What cabro57 is saying is how I learned it... then again, my college stats class was in the economics department.

Kutner isn't a bad book... it just tries to do too many things at once, resulting in 1) Sometimes not very detailed and 2) Weighing a metric ton... even our prof just decided to toss the book when some of us started showing up with rollaboards, lol.

Kutner is definitely not an easy read, and I feel the notation used is not precise. Capital letters are generally reserved for random variables, yet my whole understanding of OLS is that our regressors are under experimental control.

That probably depends on how you learned that stuff. In linear algebra (which is what almost all of econometrics is derived from), capital letters represent matrices while lowercase letters are for vectors. Hence the regression Y = XB + E (B and E should be beta and epsilon greek letters here of course) refers to the 'true' model which presumably applies to the whole population. In other settings you may have the distinction you brought up, but all of my econometrics books (Greene, Woolridge, Hayashi, Goldberger, Kennedy) use this notation.

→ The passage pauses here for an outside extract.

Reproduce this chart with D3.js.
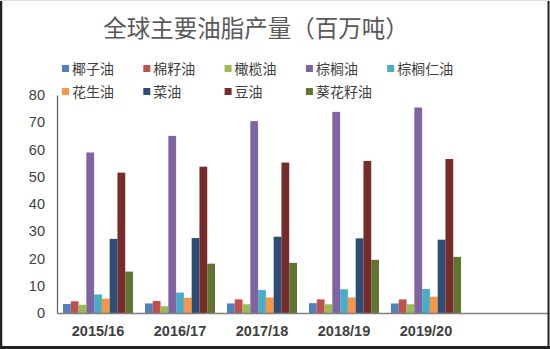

When my text uses matrix methods it uses boldface notation... so I think the authors are just taking shortcuts and not being careful with notation vis-a-vis what is random and what is not. I guess it is just implied that you are supposed to know when gears shift between random and not, but I think it is bogus. Likewise, I think it is lame to see a supposedly revered text find the derivative of a function with respect to Beta1 in order to minimize squared errors, when Beta1 is a constant, so it doesn't make sense.... if they were precise they would introduce a variable, theta. But I guess they didn't want to waste ink and add any more bulk to the text... (sarcasm).